> WHAT THIS TASK INVOLVES: Give every line of the data again, unchanged, but with no pictures.

> RECORDED DATA:

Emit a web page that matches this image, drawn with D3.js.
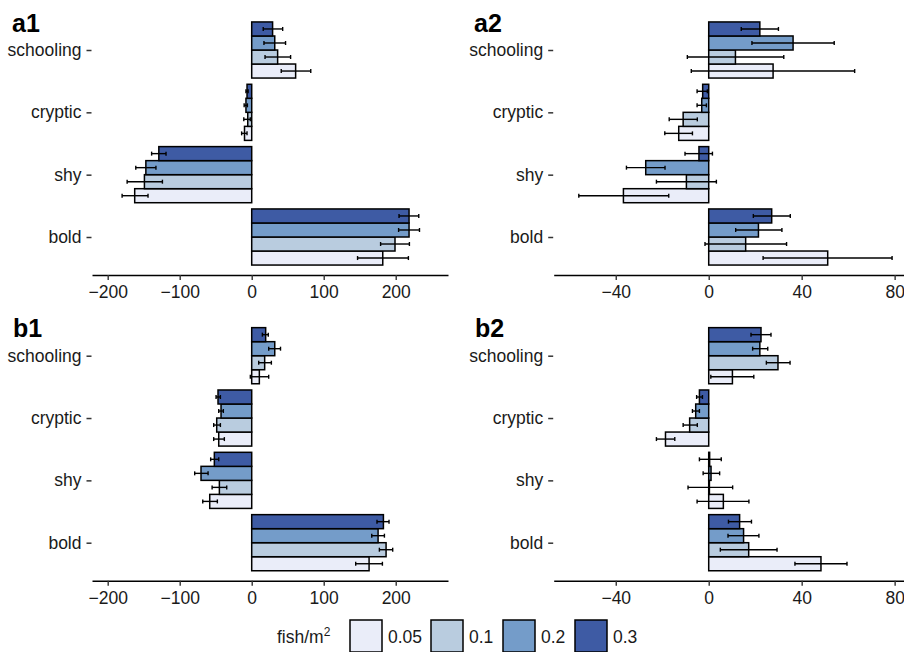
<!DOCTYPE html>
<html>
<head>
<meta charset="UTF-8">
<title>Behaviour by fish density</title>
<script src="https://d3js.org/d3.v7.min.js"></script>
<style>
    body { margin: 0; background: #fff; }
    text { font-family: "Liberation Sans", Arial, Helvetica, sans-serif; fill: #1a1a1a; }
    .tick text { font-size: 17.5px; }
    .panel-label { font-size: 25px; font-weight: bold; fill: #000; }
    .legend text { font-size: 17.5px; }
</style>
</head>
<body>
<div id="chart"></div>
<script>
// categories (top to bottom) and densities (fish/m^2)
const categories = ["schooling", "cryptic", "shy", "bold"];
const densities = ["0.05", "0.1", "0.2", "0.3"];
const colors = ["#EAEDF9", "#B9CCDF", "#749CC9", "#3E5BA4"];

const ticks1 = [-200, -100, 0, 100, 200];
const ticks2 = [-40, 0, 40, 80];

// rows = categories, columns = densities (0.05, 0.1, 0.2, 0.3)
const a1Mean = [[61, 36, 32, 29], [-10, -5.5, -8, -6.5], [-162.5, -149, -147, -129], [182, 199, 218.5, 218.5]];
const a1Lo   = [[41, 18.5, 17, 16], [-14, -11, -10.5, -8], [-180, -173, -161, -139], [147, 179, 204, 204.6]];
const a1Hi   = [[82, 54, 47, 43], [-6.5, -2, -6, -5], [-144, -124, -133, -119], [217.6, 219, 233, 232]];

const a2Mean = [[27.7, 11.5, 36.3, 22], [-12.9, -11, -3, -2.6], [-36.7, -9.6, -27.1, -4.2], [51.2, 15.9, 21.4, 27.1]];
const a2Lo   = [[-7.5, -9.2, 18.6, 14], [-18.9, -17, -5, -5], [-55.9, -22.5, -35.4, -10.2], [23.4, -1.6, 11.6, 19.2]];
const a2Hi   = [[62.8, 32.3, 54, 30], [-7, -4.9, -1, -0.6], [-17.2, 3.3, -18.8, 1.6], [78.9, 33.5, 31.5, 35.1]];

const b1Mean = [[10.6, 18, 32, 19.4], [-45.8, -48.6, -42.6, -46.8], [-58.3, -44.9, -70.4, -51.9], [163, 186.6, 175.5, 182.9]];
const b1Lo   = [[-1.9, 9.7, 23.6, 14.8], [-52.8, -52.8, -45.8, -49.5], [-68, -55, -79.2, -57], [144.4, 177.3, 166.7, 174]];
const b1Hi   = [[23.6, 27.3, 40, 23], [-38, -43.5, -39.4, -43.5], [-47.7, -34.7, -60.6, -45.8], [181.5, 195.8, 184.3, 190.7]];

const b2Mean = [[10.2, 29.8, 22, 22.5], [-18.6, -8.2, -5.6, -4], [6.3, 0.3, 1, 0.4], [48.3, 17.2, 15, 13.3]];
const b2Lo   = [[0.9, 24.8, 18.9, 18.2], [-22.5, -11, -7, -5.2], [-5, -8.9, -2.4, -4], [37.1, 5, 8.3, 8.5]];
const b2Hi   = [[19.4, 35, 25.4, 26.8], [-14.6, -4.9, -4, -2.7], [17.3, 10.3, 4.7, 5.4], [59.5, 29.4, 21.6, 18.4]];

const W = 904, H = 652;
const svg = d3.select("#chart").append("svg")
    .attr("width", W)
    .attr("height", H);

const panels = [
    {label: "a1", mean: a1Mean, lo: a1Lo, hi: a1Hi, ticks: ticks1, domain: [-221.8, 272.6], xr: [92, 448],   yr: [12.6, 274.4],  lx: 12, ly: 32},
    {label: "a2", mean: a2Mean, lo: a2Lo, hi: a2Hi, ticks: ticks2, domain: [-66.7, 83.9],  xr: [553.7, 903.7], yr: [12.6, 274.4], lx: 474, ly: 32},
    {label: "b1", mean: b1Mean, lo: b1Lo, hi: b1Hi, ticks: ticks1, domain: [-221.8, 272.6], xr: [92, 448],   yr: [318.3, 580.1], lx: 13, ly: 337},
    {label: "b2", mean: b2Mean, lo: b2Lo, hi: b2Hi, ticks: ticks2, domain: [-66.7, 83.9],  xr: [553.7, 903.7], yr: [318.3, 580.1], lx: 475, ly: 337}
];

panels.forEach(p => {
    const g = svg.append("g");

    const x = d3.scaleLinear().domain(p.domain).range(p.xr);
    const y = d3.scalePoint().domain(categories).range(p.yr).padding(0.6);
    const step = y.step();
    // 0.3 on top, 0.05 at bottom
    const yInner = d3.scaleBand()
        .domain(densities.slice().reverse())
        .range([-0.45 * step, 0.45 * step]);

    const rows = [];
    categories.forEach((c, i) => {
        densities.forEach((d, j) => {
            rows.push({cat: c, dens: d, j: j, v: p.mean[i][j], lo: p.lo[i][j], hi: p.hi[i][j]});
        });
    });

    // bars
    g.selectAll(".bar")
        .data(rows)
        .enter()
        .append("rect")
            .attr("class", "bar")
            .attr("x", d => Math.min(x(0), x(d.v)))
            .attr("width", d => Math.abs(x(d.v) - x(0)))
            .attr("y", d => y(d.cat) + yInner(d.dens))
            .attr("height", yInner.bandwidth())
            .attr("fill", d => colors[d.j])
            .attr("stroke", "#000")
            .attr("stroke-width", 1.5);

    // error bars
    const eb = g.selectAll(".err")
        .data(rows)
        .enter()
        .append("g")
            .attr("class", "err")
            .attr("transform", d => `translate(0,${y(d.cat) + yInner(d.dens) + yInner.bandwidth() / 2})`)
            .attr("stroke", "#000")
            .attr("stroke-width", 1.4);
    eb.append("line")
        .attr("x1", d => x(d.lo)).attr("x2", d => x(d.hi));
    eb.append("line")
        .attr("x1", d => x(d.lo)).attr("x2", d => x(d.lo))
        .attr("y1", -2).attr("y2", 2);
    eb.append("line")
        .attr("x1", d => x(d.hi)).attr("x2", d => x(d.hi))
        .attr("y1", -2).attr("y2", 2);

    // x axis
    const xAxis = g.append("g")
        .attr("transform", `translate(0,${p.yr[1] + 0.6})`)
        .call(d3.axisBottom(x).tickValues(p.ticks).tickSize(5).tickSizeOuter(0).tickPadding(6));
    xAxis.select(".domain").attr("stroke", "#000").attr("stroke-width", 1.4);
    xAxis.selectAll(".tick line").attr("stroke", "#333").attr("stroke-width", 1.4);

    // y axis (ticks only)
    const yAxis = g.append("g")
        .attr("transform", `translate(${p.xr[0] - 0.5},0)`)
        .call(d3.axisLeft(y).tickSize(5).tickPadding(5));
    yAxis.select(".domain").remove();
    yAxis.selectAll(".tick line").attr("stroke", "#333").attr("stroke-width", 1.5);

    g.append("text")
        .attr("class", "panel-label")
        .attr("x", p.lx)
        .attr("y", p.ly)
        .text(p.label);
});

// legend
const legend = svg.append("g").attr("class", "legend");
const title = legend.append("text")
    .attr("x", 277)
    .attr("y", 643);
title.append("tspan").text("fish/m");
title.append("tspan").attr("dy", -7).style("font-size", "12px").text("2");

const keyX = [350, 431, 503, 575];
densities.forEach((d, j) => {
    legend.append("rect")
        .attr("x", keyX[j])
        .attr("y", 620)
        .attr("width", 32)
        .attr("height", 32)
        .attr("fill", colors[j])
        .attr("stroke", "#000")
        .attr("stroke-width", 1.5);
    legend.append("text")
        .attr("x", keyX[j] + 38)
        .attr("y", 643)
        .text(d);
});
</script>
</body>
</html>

> REPLY TO THE EXERCISE:
Emit a web page that matches this image, drawn with D3.js.
<!DOCTYPE html>
<html>
<head>
<meta charset="UTF-8">
<title>Behaviour by fish density</title>
<script src="https://d3js.org/d3.v7.min.js"></script>
<style>
    body { margin: 0; background: #fff; }
    text { font-family: "Liberation Sans", Arial, Helvetica, sans-serif; fill: #1a1a1a; }
    .tick text { font-size: 17.5px; }
    .panel-label { font-size: 25px; font-weight: bold; fill: #000; }
    .legend text { font-size: 17.5px; }
</style>
</head>
<body>
<div id="chart"></div>
<script>
// categories (top to bottom) and densities (fish/m^2)
const categories = ["schooling", "cryptic", "shy", "bold"];
const densities = ["0.05", "0.1", "0.2", "0.3"];
const colors = ["#EAEDF9", "#B9CCDF", "#749CC9", "#3E5BA4"];

const ticks1 = [-200, -100, 0, 100, 200];
const ticks2 = [-40, 0, 40, 80];

// rows = categories, columns = densities (0.05, 0.1, 0.2, 0.3)
const a1Mean = [[61, 36, 32, 29], [-10, -5.5, -8, -6.5], [-162.5, -149, -147, -129], [182, 199, 218.5, 218.5]];
const a1Lo   = [[41, 18.5, 17, 16], [-14, -11, -10.5, -8], [-180, -173, -161, -139], [147, 179, 204, 204.6]];
const a1Hi   = [[82, 54, 47, 43], [-6.5, -2, -6, -5], [-144, -124, -133, -119], [217.6, 219, 233, 232]];

const a2Mean = [[27.7, 11.5, 36.3, 22], [-12.9, -11, -3, -2.6], [-36.7, -9.6, -27.1, -4.2], [51.2, 15.9, 21.4, 27.1]];
const a2Lo   = [[-7.5, -9.2, 18.6, 14], [-18.9, -17, -5, -5], [-55.9, -22.5, -35.4, -10.2], [23.4, -1.6, 11.6, 19.2]];
const a2Hi   = [[62.8, 32.3, 54, 30], [-7, -4.9, -1, -0.6], [-17.2, 3.3, -18.8, 1.6], [78.9, 33.5, 31.5, 35.1]];

const b1Mean = [[10.6, 18, 32, 19.4], [-45.8, -48.6, -42.6, -46.8], [-58.3, -44.9, -70.4, -51.9], [163, 186.6, 175.5, 182.9]];
const b1Lo   = [[-1.9, 9.7, 23.6, 14.8], [-52.8, -52.8, -45.8, -49.5], [-68, -55, -79.2, -57], [144.4, 177.3, 166.7, 174]];
const b1Hi   = [[23.6, 27.3, 40, 23], [-38, -43.5, -39.4, -43.5], [-47.7, -34.7, -60.6, -45.8], [181.5, 195.8, 184.3, 190.7]];

const b2Mean = [[10.2, 29.8, 22, 22.5], [-18.6, -8.2, -5.6, -4], [6.3, 0.3, 1, 0.4], [48.3, 17.2, 15, 13.3]];
const b2Lo   = [[0.9, 24.8, 18.9, 18.2], [-22.5, -11, -7, -5.2], [-5, -8.9, -2.4, -4], [37.1, 5, 8.3, 8.5]];
const b2Hi   = [[19.4, 35, 25.4, 26.8], [-14.6, -4.9, -4, -2.7], [17.3, 10.3, 4.7, 5.4], [59.5, 29.4, 21.6, 18.4]];

const W = 904, H = 652;
const svg = d3.select("#chart").append("svg")
    .attr("width", W)
    .attr("height", H);

const panels = [
    {label: "a1", mean: a1Mean, lo: a1Lo, hi: a1Hi, ticks: ticks1, domain: [-221.8, 272.6], xr: [92, 448],   yr: [12.6, 274.4],  lx: 12, ly: 32},
    {label: "a2", mean: a2Mean, lo: a2Lo, hi: a2Hi, ticks: ticks2, domain: [-66.7, 83.9],  xr: [553.7, 903.7], yr: [12.6, 274.4], lx: 474, ly: 32},
    {label: "b1", mean: b1Mean, lo: b1Lo, hi: b1Hi, ticks: ticks1, domain: [-221.8, 272.6], xr: [92, 448],   yr: [318.3, 580.1], lx: 13, ly: 337},
    {label: "b2", mean: b2Mean, lo: b2Lo, hi: b2Hi, ticks: ticks2, domain: [-66.7, 83.9],  xr: [553.7, 903.7], yr: [318.3, 580.1], lx: 475, ly: 337}
];

panels.forEach(p => {
    const g = svg.append("g");

    const x = d3.scaleLinear().domain(p.domain).range(p.xr);
    const y = d3.scalePoint().domain(categories).range(p.yr).padding(0.6);
    const step = y.step();
    // 0.3 on top, 0.05 at bottom
    const yInner = d3.scaleBand()
        .domain(densities.slice().reverse())
        .range([-0.45 * step, 0.45 * step]);

    const rows = [];
    categories.forEach((c, i) => {
        densities.forEach((d, j) => {
            rows.push({cat: c, dens: d, j: j, v: p.mean[i][j], lo: p.lo[i][j], hi: p.hi[i][j]});
        });
    });

    // bars
    g.selectAll(".bar")
        .data(rows)
        .enter()
        .append("rect")
            .attr("class", "bar")
            .attr("x", d => Math.min(x(0), x(d.v)))
            .attr("width", d => Math.abs(x(d.v) - x(0)))
            .attr("y", d => y(d.cat) + yInner(d.dens))
            .attr("height", yInner.bandwidth())
            .attr("fill", d => colors[d.j])
            .attr("stroke", "#000")
            .attr("stroke-width", 1.5);

    // error bars
    const eb = g.selectAll(".err")
        .data(rows)
        .enter()
        .append("g")
            .attr("class", "err")
            .attr("transform", d => `translate(0,${y(d.cat) + yInner(d.dens) + yInner.bandwidth() / 2})`)
            .attr("stroke", "#000")
            .attr("stroke-width", 1.4);
    eb.append("line")
        .attr("x1", d => x(d.lo)).attr("x2", d => x(d.hi));
    eb.append("line")
        .attr("x1", d => x(d.lo)).attr("x2", d => x(d.lo))
        .attr("y1", -2).attr("y2", 2);
    eb.append("line")
        .attr("x1", d => x(d.hi)).attr("x2", d => x(d.hi))
        .attr("y1", -2).attr("y2", 2);

    // x axis
    const xAxis = g.append("g")
        .attr("transform", `translate(0,${p.yr[1] + 0.6})`)
        .call(d3.axisBottom(x).tickValues(p.ticks).tickSize(5).tickSizeOuter(0).tickPadding(6));
    xAxis.select(".domain").attr("stroke", "#000").attr("stroke-width", 1.4);
    xAxis.selectAll(".tick line").attr("stroke", "#333").attr("stroke-width", 1.4);

    // y axis (ticks only)
    const yAxis = g.append("g")
        .attr("transform", `translate(${p.xr[0] - 0.5},0)`)
        .call(d3.axisLeft(y).tickSize(5).tickPadding(5));
    yAxis.select(".domain").remove();
    yAxis.selectAll(".tick line").attr("stroke", "#333").attr("stroke-width", 1.5);

    g.append("text")
        .attr("class", "panel-label")
        .attr("x", p.lx)
        .attr("y", p.ly)
        .text(p.label);
});

// legend
const legend = svg.append("g").attr("class", "legend");
const title = legend.append("text")
    .attr("x", 277)
    .attr("y", 643);
title.append("tspan").text("fish/m");
title.append("tspan").attr("dy", -7).style("font-size", "12px").text("2");

const keyX = [350, 431, 503, 575];
densities.forEach((d, j) => {
    legend.append("rect")
        .attr("x", keyX[j])
        .attr("y", 620)
        .attr("width", 32)
        .attr("height", 32)
        .attr("fill", colors[j])
        .attr("stroke", "#000")
        .attr("stroke-width", 1.5);
    legend.append("text")
        .attr("x", keyX[j] + 38)
        .attr("y", 643)
        .text(d);
});
</script>
</body>
</html>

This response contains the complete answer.